Recently, I facilitated strategic planning for a client for whom I did the same kind of work five years ago. In an opening exercise, we considered some of the biggest changes along with what we missed five years ago. In 2014, we never uttered the words “opioid crisis”. Yet, the term emerged as a top phrase for each of the break-out groups in reflecting on top changes over five years. In simple teams, we missed it.
One of my favorite philosophers is former Yankees manager (1949-1960) Casey Stengel, who once offered this pearl:
Never make predictions, especially about the future.
With all due respect to baseball’s Old Perfessor, you have to consider the future or run the risk of manufacturing buggy whips when cars are the dominant form of transportation. In an updated note, Ford has just announced plans for an electric SUV called the Mustang. Of course, this raises the question of when Ford saw the shift from gas fueled muscle cars to environmentally sensitive SUVs?
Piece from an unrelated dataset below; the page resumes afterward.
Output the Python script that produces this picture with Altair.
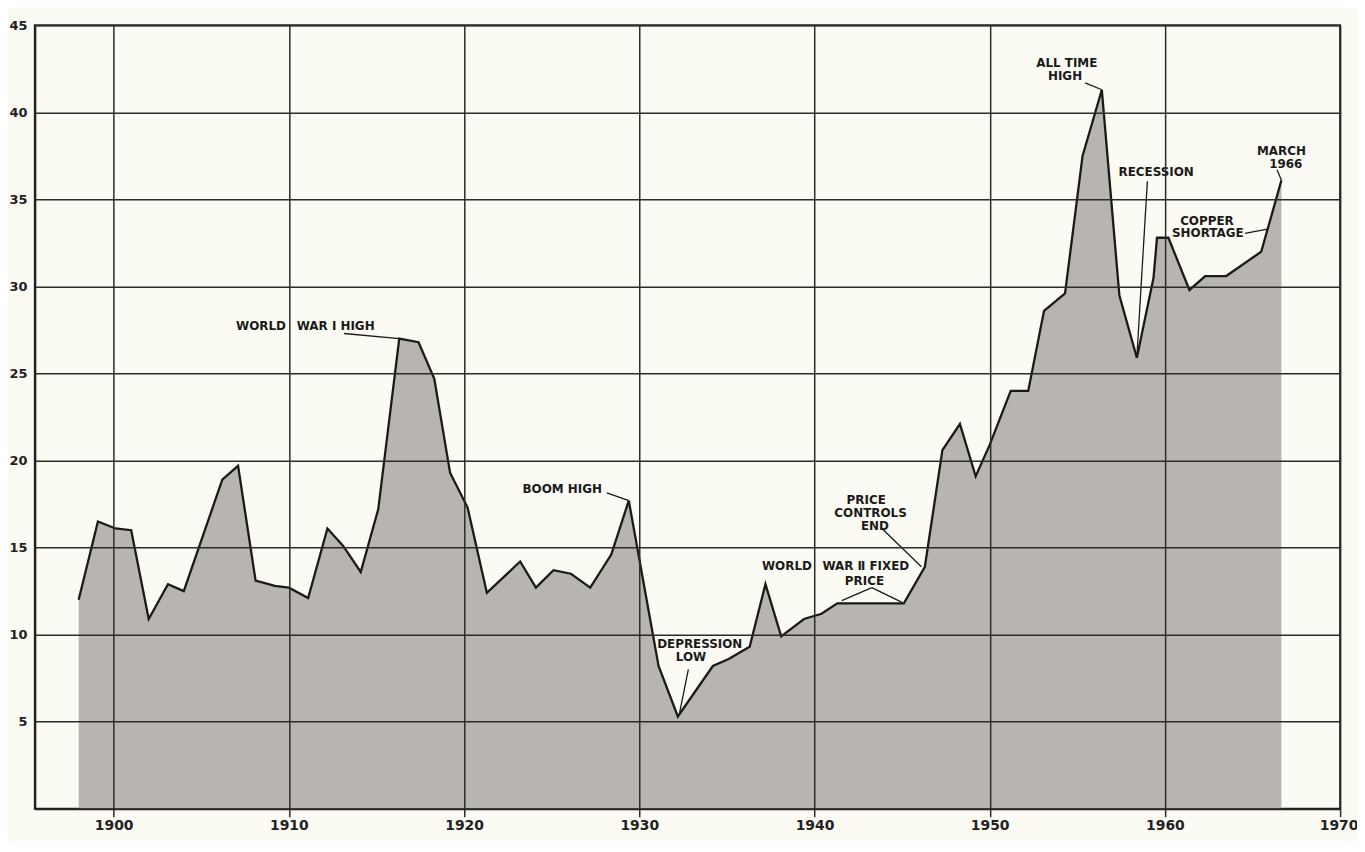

The best way to ponder the future is still the well-known SWOT process which stand for examining your internal Strengths and Weaknesses and aligning them with external Opportunities and Threats. As you might imagine, the trickiest part of the SWOT process deals with the latter part of predicting trends in the external environment. Consider the president of Michigan Savings Bank who in 1903 warned investors to steer clear of Ford by observing:
The horse is here to stay but the automobile is only a novelty, a fad.
Suffice it to say that environmental scanning is both tricky and essential. The best resource I have found to inform this process is Bain’s Labor 2030: The Collision of Demographics, Automation and Inequality. The tagline to this sixty plus page missive is tantalizing:
The business environment of the 2020s will be more volatile and economic swings more extreme.
This is not an easy read unless you digest macroeconomics the way I consume news on the New York Yankees. In fairness to the report’s writers, they illustrate most of their key points, and there are many, with excellent figures and graphs. I commend it to you as an excellent resource for strategic planning that can be found with a simple google search.
In a closing note on change, if you said google prior to 2002 people would have no idea what you were talking about.